2o  La révélation par les esprits. — Nous dirions presque la révélation par les dieux, car enfin ces esprits sont bien des personnes mythiques, relativement sacrées et placées hors de l’atteinte du commun des mortels. Mais ces êtres sont sans consistance, sans personnalité forte, confondus avec les choses les plus hétéroclites, « diables » ou bull roarers, âmes des morts, ancêtres totémiques, esprits locaux des sources et des bois, esprits de la nature[2].

D’après les plus simples de nos renseignements, le magicien obtient ses pouvoirs en montant au ciel et dans une rencontre qu’il y fait avec un esprit dépositaire de ces pouvoirs. C’est même dans ces termes brefs que M. Howitt nous a donné ses premiers renseignements[3] et qu’il les a maintenus en ce qui concerne les Wolgal, Ngarego, Theddora, Kulin, Jupagalk (N. de Victoria et S. de la N.-G. du Sud)[4]. À propos des magiciens Theddora[5], nous savons de plus que ceux-ci montaient au ciel à l’aide d’une sorte de « fil d’araignée qu’ils sécrétaient de leur bouche[6] ».

  1. J. Eyre, ibid., p. 367, mentionne des individus montés au ciel par une corde ; et, p. 362, une révélation de chants et de rites par un esprit (des esprits ?).
  2. Sur la nature des dieux australiens, voir Tylor, On the Limits of the Savage Conception of God, J. A. I., XXII, p. 480 et suiv. ; A. Lang, The Making of Religion, 1899, p. 268 et suiv. ; Magic and Religion, 1901, p. 36 et suiv. La vérité nous semble assez éloignée des deux théories soutenues (Voy. C. R., in Année sociologique, VI, p. 173). Au surplus, une bonne mythologie australienne est encore à faire.
  3. On some Australian Beliefs, J. A. I., XIII, p. 194.
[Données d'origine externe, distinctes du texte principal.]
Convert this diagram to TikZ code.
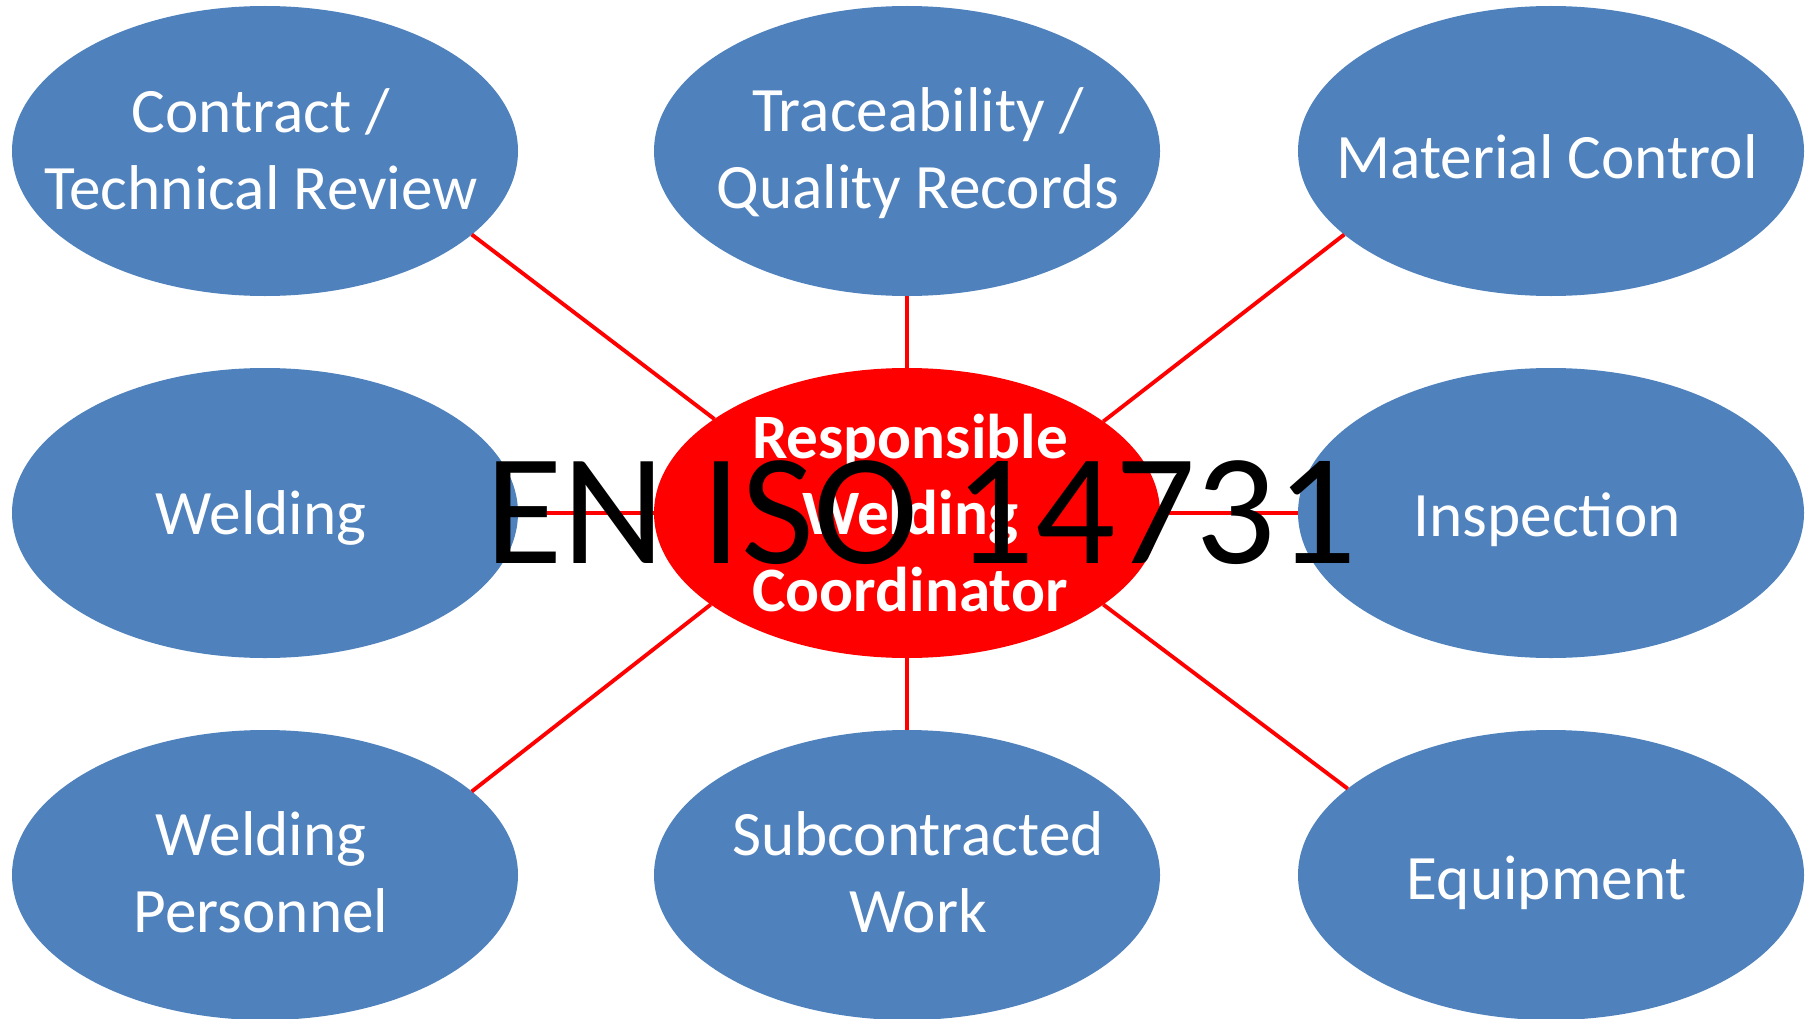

  4. Ibid., p. 195 ; A. M. M., p. 49, l’esprit révélateur est Tharamulun (Daramulun), le grand dieu (?) des mystères de l’initiation, identifié souvent soit avec l’ancêtre mythique (le mot est traduit par : notre père), soit avec le son des « diables » (bull-roarer). — À propos des Kulin et Jupagalk, le texte, Australian Beliefs, nous parle simplement de l’ascension habituelle du magicien, mais nous en concluons qu’il y a eu une première ascension révélatrice.
  5. Austr. Bel., p. 197.
  6. Ibid., p. 197.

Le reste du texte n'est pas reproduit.